A noncommercial 1 mm thick cold rolled DP600 steel, with chemical composition described in Peters (2011)29, was used in collecting both the in-situ and post-mortem datasets. The in-situ dataset was obtained using the following methodology. Dogbone shaped tensile samples were waterjet cut from the steel sheet metal. The sample was ground, polished using an OPS suspension and etched using the same methodology30. Prior to deformation, four 500 × 500 um images were imaged using a Tescan Mira 3 electron microscope with a working distance of 15 mm, a beam current of 10 nA, an accelerating voltage of 30 kV and a SE detector. A depth mode and large working distance of 15.5 mm was chosen to minimize stigmation at the boundaries of the image. The sample was then deformed using a Gatan stage model MTTEST2000 (Supplementary Fig. 1), at a strain rate 4.4 × 10−5s−1. Numerous images were made throughout deformation, though only the images before and after deformation were used in data analysis. Finally, after rupture, the same regions originally imaged were re-imaged with a slightly larger view field (square images 560–580 × 560–580 μm) to accommodate the change in shape of the region. Images were collected with an in-lens SE detector and a standard SE detector, though only the standard images were used for crack recognition. The positions of 5–7 points were manually tracked in each imaged region and a linear map using a strain/rotation tensor and a displacement vector was computed using linear regression (Supplementary Fig. 2). The values for this strain/rotation tensor and displacement vector where well converged and did not change substantially when additional points were added. There was a small error of 0–1 μm due to the spatially varying nature of the strain field. This error could be reduced in future work by computing a non-linear displacement map or fully implementing DIC, however because the error was small in comparison to the size of our images this was not conducted. For the analysis presented in the paper, only one image was used as this gave slightly improved results (there were minor differences in the brightness, contrast, and other imaging conditions between images). Each large, macroscopic image was split into 1600 12.5 × 12.5 images, all used as individual data points. The post mortem dataset was obtained from Peters (2011)30.

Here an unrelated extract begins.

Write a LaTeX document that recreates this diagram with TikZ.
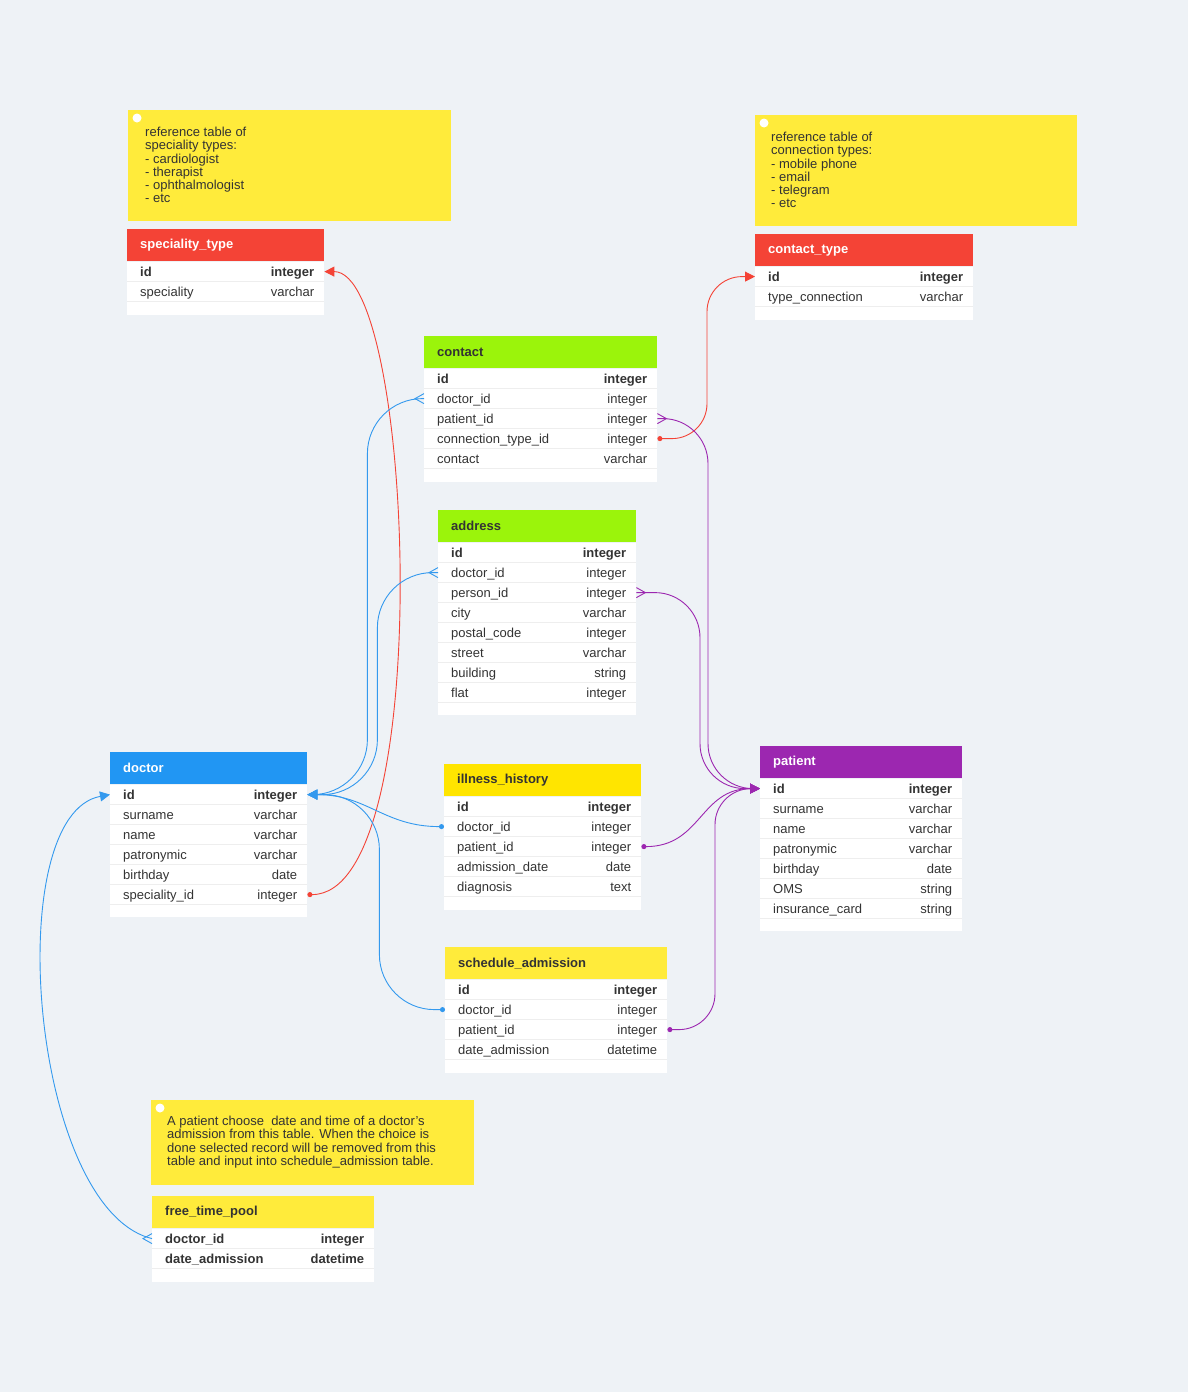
\documentclass[tikz,border=0pt]{standalone}
\usepackage{fontspec}
\setmainfont{Liberation Sans}
\usetikzlibrary{arrows.meta,positioning}

\definecolor{canvas}{HTML}{EEF2F6}
\definecolor{ink}{HTML}{333333}
\definecolor{refred}{HTML}{F44336}
\definecolor{docblue}{HTML}{2196F3}
\definecolor{linkblue}{HTML}{3399EE}
\definecolor{patpurple}{HTML}{9C27B0}
\definecolor{tablime}{HTML}{9BF40B}
\definecolor{sunyellow}{HTML}{FFE500}
\definecolor{noteyellow}{HTML}{FFEB3B}
\definecolor{rowline}{HTML}{EEEEEE}

\tikzset{
  head/.style={anchor=north west, minimum height=32pt, inner xsep=13pt, inner ysep=0pt, align=left, font=\fontsize{13}{15}\selectfont\bfseries, text=ink},
  body/.style={fill=white, inner sep=0pt},
  row/.style={anchor=north, minimum height=20pt, inner sep=0pt},
  celltext/.style={inner sep=0pt, text height=9pt, text depth=3pt, text=ink, font=\fontsize{13}{15}\selectfont},
  keytext/.style={celltext, font=\fontsize{13}{15}\selectfont\bfseries},
  rowsep/.style={draw=rowline, line width=1pt},
  note/.style={anchor=north west, fill=noteyellow, inner sep=0pt},
  notetext/.style={anchor=north west, inner sep=0pt, align=left, text=ink, font=\fontsize{13}{13.2}\selectfont},
  notedot/.style={fill=white},
  manyend/.pic={\draw (0,-5) -- (-9,0) -- (0,5);},
  keydot/.tip={Circle[length=5pt]},
  pkarrow/.tip={Triangle[length=10pt, width=10pt]},
  link/.style={line width=0.9pt},
}

\begin{document}
\begin{tikzpicture}[x=1pt, y=-1pt]
\useasboundingbox (0,0) rectangle (1188,1392);
\fill[canvas] (0,0) rectangle (1188,1392);

% notes
\node[note, minimum width=323pt, minimum height=111pt] (spec-note) at (128,110) {};
\fill[notedot] ([shift={(9,8)}]spec-note.north west) circle (4.5pt);
\node[notetext] at ([shift={(17,17)}]spec-note.north west) {reference table of\\speciality types:\\- cardiologist\\- therapist\\- ophthalmologist\\- etc};

\node[note, minimum width=322pt, minimum height=111pt] (ctype-note) at (755,115) {};
\fill[notedot] ([shift={(9,8)}]ctype-note.north west) circle (4.5pt);
\node[notetext] at ([shift={(16,17)}]ctype-note.north west) {reference table of\\connection types:\\- mobile phone\\- email\\- telegram\\- etc};

\node[note, minimum width=323pt, minimum height=85pt] (free-note) at (151,1100) {};
\fill[notedot] ([shift={(9,8)}]free-note.north west) circle (4.5pt);
\node[notetext] at ([shift={(16,16)}]free-note.north west) {A patient choose \ date and time of a doctor's\\admission from this table. When the choice is\\done selected record will be removed from this\\table and input into schedule\_admission table.};

% speciality_type
\node[head, fill=refred, text=white, text width=171pt] (spec) at (127,229) {speciality\_type};
\node[body, minimum width=197pt, minimum height=53pt, below=0pt of spec] (spec-body) {};
\foreach \f/\t/\s [count=\i] in {id/integer/keytext, speciality/varchar/celltext}{
  \node[row, minimum width=197pt] (spec-\i) at ([yshift={(1-\i)*20pt}]spec-body.north) {};
  \node[\s, anchor=west] at ([shift={(13,1.5)}]spec-\i.west) {\f};
  \node[\s, anchor=east] at ([shift={(-10,1.5)}]spec-\i.east) {\t};
  \draw[rowsep] (spec-\i.south west) -- (spec-\i.south east);
}

% contact_type
\node[head, fill=refred, text=white, text width=192pt] (ctype) at (755,234) {contact\_type};
\node[body, minimum width=218pt, minimum height=53pt, below=0pt of ctype] (ctype-body) {};
\foreach \f/\t/\s [count=\i] in {id/integer/keytext, type\_connection/varchar/celltext}{
  \node[row, minimum width=218pt] (ctype-\i) at ([yshift={(1-\i)*20pt}]ctype-body.north) {};
  \node[\s, anchor=west] at ([shift={(13,1.5)}]ctype-\i.west) {\f};
  \node[\s, anchor=east] at ([shift={(-10,1.5)}]ctype-\i.east) {\t};
  \draw[rowsep] (ctype-\i.south west) -- (ctype-\i.south east);
}

% contact
\node[head, fill=tablime, text width=207pt] (contact) at (424,336) {contact};
\node[body, minimum width=233pt, minimum height=113pt, below=0pt of contact] (contact-body) {};
\foreach \f/\t/\s [count=\i] in {id/integer/keytext, doctor\_id/integer/celltext, patient\_id/integer/celltext, connection\_type\_id/integer/celltext, contact/varchar/celltext}{
  \node[row, minimum width=233pt] (contact-\i) at ([yshift={(1-\i)*20pt}]contact-body.north) {};
  \node[\s, anchor=west] at ([shift={(13,1.5)}]contact-\i.west) {\f};
  \node[\s, anchor=east] at ([shift={(-10,1.5)}]contact-\i.east) {\t};
  \draw[rowsep] (contact-\i.south west) -- (contact-\i.south east);
}

% address
\node[head, fill=tablime, text width=172pt] (address) at (438,510) {address};
\node[body, minimum width=198pt, minimum height=172pt, below=0pt of address] (address-body) {};
\foreach \f/\t/\s [count=\i] in {id/integer/keytext, doctor\_id/integer/celltext, person\_id/integer/celltext, city/varchar/celltext, postal\_code/integer/celltext, street/varchar/celltext, building/string/celltext, flat/integer/celltext}{
  \node[row, minimum width=198pt] (address-\i) at ([yshift={(1-\i)*20pt}]address-body.north) {};
  \node[\s, anchor=west] at ([shift={(13,1.5)}]address-\i.west) {\f};
  \node[\s, anchor=east] at ([shift={(-10,1.5)}]address-\i.east) {\t};
  \draw[rowsep] (address-\i.south west) -- (address-\i.south east);
}

% doctor
\node[head, fill=docblue, text=white, text width=171pt] (doctor) at (110,752) {doctor};
\node[body, minimum width=197pt, minimum height=132pt, below=0pt of doctor] (doctor-body) {};
\foreach \f/\t/\s [count=\i] in {id/integer/keytext, surname/varchar/celltext, name/varchar/celltext, patronymic/varchar/celltext, birthday/date/celltext, speciality\_id/integer/celltext}{
  \node[row, minimum width=197pt] (doctor-\i) at ([yshift={(1-\i)*20pt}]doctor-body.north) {};
  \node[\s, anchor=west] at ([shift={(13,1.5)}]doctor-\i.west) {\f};
  \node[\s, anchor=east] at ([shift={(-10,1.5)}]doctor-\i.east) {\t};
  \draw[rowsep] (doctor-\i.south west) -- (doctor-\i.south east);
}

% illness_history
\node[head, fill=sunyellow, text width=171pt] (illness) at (444,764) {illness\_history};
\node[body, minimum width=197pt, minimum height=113pt, below=0pt of illness] (illness-body) {};
\foreach \f/\t/\s [count=\i] in {id/integer/keytext, doctor\_id/integer/celltext, patient\_id/integer/celltext, admission\_date/date/celltext, diagnosis/text/celltext}{
  \node[row, minimum width=197pt] (illness-\i) at ([yshift={(1-\i)*20pt}]illness-body.north) {};
  \node[\s, anchor=west] at ([shift={(13,1.5)}]illness-\i.west) {\f};
  \node[\s, anchor=east] at ([shift={(-10,1.5)}]illness-\i.east) {\t};
  \draw[rowsep] (illness-\i.south west) -- (illness-\i.south east);
}

% schedule_admission
\node[head, fill=noteyellow, text width=196pt] (schedule) at (445,947) {schedule\_admission};
\node[body, minimum width=222pt, minimum height=93pt, below=0pt of schedule] (schedule-body) {};
\foreach \f/\t/\s [count=\i] in {id/integer/keytext, doctor\_id/integer/celltext, patient\_id/integer/celltext, date\_admission/datetime/celltext}{
  \node[row, minimum width=222pt] (schedule-\i) at ([yshift={(1-\i)*20pt}]schedule-body.north) {};
  \node[\s, anchor=west] at ([shift={(13,1.5)}]schedule-\i.west) {\f};
  \node[\s, anchor=east] at ([shift={(-10,1.5)}]schedule-\i.east) {\t};
  \draw[rowsep] (schedule-\i.south west) -- (schedule-\i.south east);
}

% patient
\node[head, fill=patpurple, text=white, text width=176pt] (patient) at (760,746) {patient};
\node[body, minimum width=202pt, minimum height=152pt, below=0pt of patient] (patient-body) {};
\foreach \f/\t/\s [count=\i] in {id/integer/keytext, surname/varchar/celltext, name/varchar/celltext, patronymic/varchar/celltext, birthday/date/celltext, OMS/string/celltext, insurance\_card/string/celltext}{
  \node[row, minimum width=202pt] (patient-\i) at ([yshift={(1-\i)*20pt}]patient-body.north) {};
  \node[\s, anchor=west] at ([shift={(13,1.5)}]patient-\i.west) {\f};
  \node[\s, anchor=east] at ([shift={(-10,1.5)}]patient-\i.east) {\t};
  \draw[rowsep] (patient-\i.south west) -- (patient-\i.south east);
}

% free_time_pool
\node[head, fill=noteyellow, text width=196pt] (free) at (152,1196) {free\_time\_pool};
\node[body, minimum width=222pt, minimum height=53pt, below=0pt of free] (free-body) {};
\foreach \f/\t/\s [count=\i] in {doctor\_id/integer/keytext, date\_admission/datetime/keytext}{
  \node[row, minimum width=222pt] (free-\i) at ([yshift={(1-\i)*20pt}]free-body.north) {};
  \node[\s, anchor=west] at ([shift={(13,1.5)}]free-\i.west) {\f};
  \node[\s, anchor=east] at ([shift={(-10,1.5)}]free-\i.east) {\t};
  \draw[rowsep] (free-\i.south west) -- (free-\i.south east);
}

% reference links
\draw[link, refred, keydot-pkarrow] (doctor-6.east) .. controls +(130,0) and +(90,0) .. (spec-1.east);
\draw[link, refred, keydot-pkarrow, rounded corners=35pt] (contact-4.east) -| ([xshift=-48pt]ctype-1.west) -- (ctype-1.west);

% doctor links
\draw[link, linkblue, -pkarrow, rounded corners=55pt] (contact-2.west) -| ([xshift=60pt]doctor-1.east) -- (doctor-1.east);
\draw[link, linkblue, -pkarrow, rounded corners=55pt] (address-2.west) -| ([xshift=70pt]doctor-1.east) -- (doctor-1.east);
\draw[link, linkblue, keydot-pkarrow] (illness-2.west) .. controls +(-60,0) and +(60,0) .. (doctor-1.east);
\draw[link, linkblue, keydot-pkarrow, rounded corners=55pt] (schedule-2.west) -| ([xshift=72pt]doctor-1.east) -- (doctor-1.east);
\draw[link, linkblue, -pkarrow] (free-1.west) .. controls +(-122,-30) and +(-110,20) .. (doctor-1.west);
\pic[link, linkblue] at (contact-2.west) {manyend};
\pic[link, linkblue] at (address-2.west) {manyend};
\pic[link, linkblue] at (free-1.west) {manyend};

% patient links
\draw[link, patpurple, -pkarrow, rounded corners=45pt] (contact-3.east) -| ([xshift=-52pt]patient-1.west) -- (patient-1.west);
\draw[link, patpurple, -pkarrow, rounded corners=45pt] (address-3.east) -| ([xshift=-60pt]patient-1.west) -- (patient-1.west);
\draw[link, patpurple, keydot-pkarrow] (illness-3.east) .. controls +(60,0) and +(-60,0) .. (patient-1.west);
\draw[link, patpurple, keydot-pkarrow, rounded corners=36pt] (schedule-3.east) -| ([xshift=-45pt]patient-1.west) -- (patient-1.west);
\pic[link, patpurple, xscale=-1] at (contact-3.east) {manyend};
\pic[link, patpurple, xscale=-1] at (address-3.east) {manyend};
\end{tikzpicture}
\end{document}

The algorithm was implemented in MATLAB, using their implementations of autocorrelation to compute the n-point statistics. The principle component analysis was implemented using the method of snapshots, and only the training dataset is used to compute the basis images12. The sensitivity value for the canny edge detection is defined as the ratio of the low gradient threshold and the high gradient threshold, and is optimized at 0.01 increments between 0 and 0.3.